Synergy in Action: Bridging Laser Precision with Silicon Scalability
The convergence of silicon photonics and laser technologies is poised to revolutionize the optical module industry. By leveraging the strengths of both, current 100G modules can achieve more cost-effective transmission solutions, facilitating the implementation of 400G interconnect technologies. This synergy is expected to significantly enhance data center network performance in terms of transmission speed and energy efficiency, propelling the industry toward higher speeds and lower power consumption.
Conclusion
As traditional laser and silicon photonic technologies jointly push the industry toward higher density and lower power consumption, FS offers a comprehensive portfolio of optical modules to meet diverse data center needs. Our FS laser-based 100G QSFP28 transceivers deliver agile, future-ready solutions through innovative yet practical designs. Validated across 200+ live devices with adaptive FS Box coding, these modules ensure plug-and-play compatibility across Cisco, Arista, and Juniper ecosystems, while optimized DML/EML designs achieve power efficiencies of less than 3.5W—ideal for high-density deployments.

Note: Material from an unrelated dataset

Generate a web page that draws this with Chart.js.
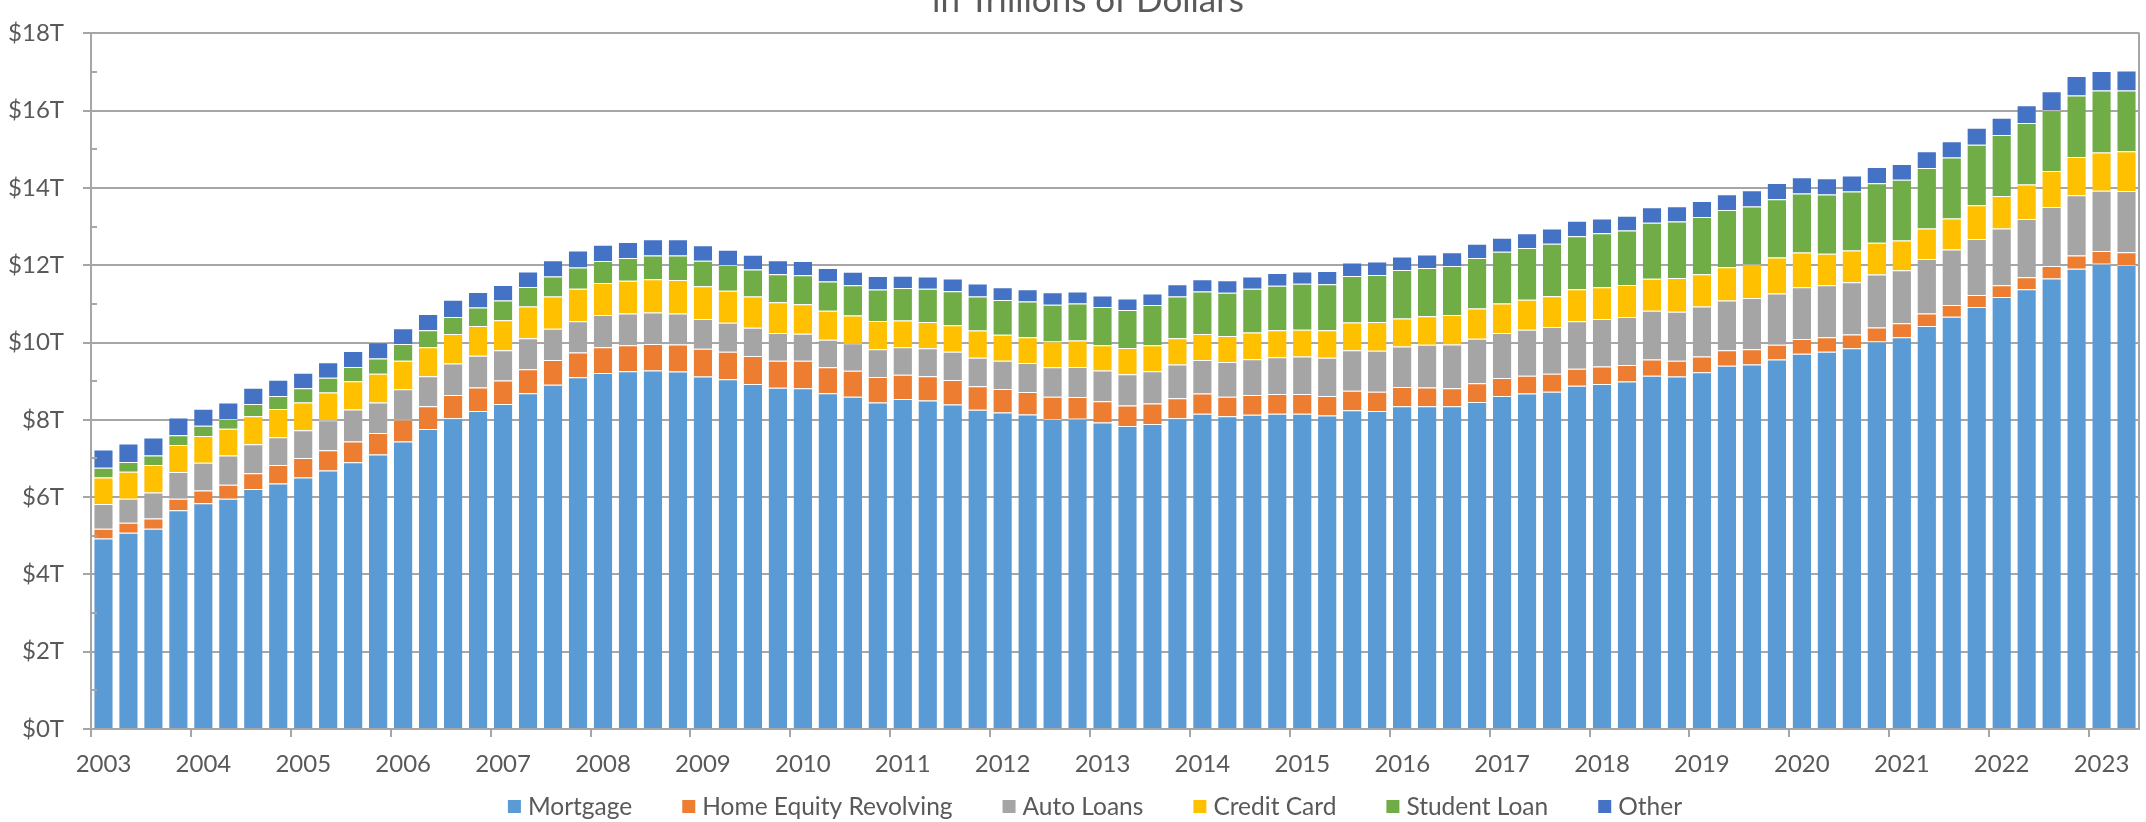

In addition, FS provides cutting-edge 400G silicon photonic modules that extend reach and scalability for next-generation interconnects. Leveraging advanced silicon photonics technology, these modules overcome conventional speed and energy efficiency limitations and simplify the transition from 100G to 400G architectures.
Together, FS laser and silicon photonic modules empower enterprises to balance performance, energy savings, and total cost of ownership, paving the way for agile, cost-effective, and future-proof data center architectures.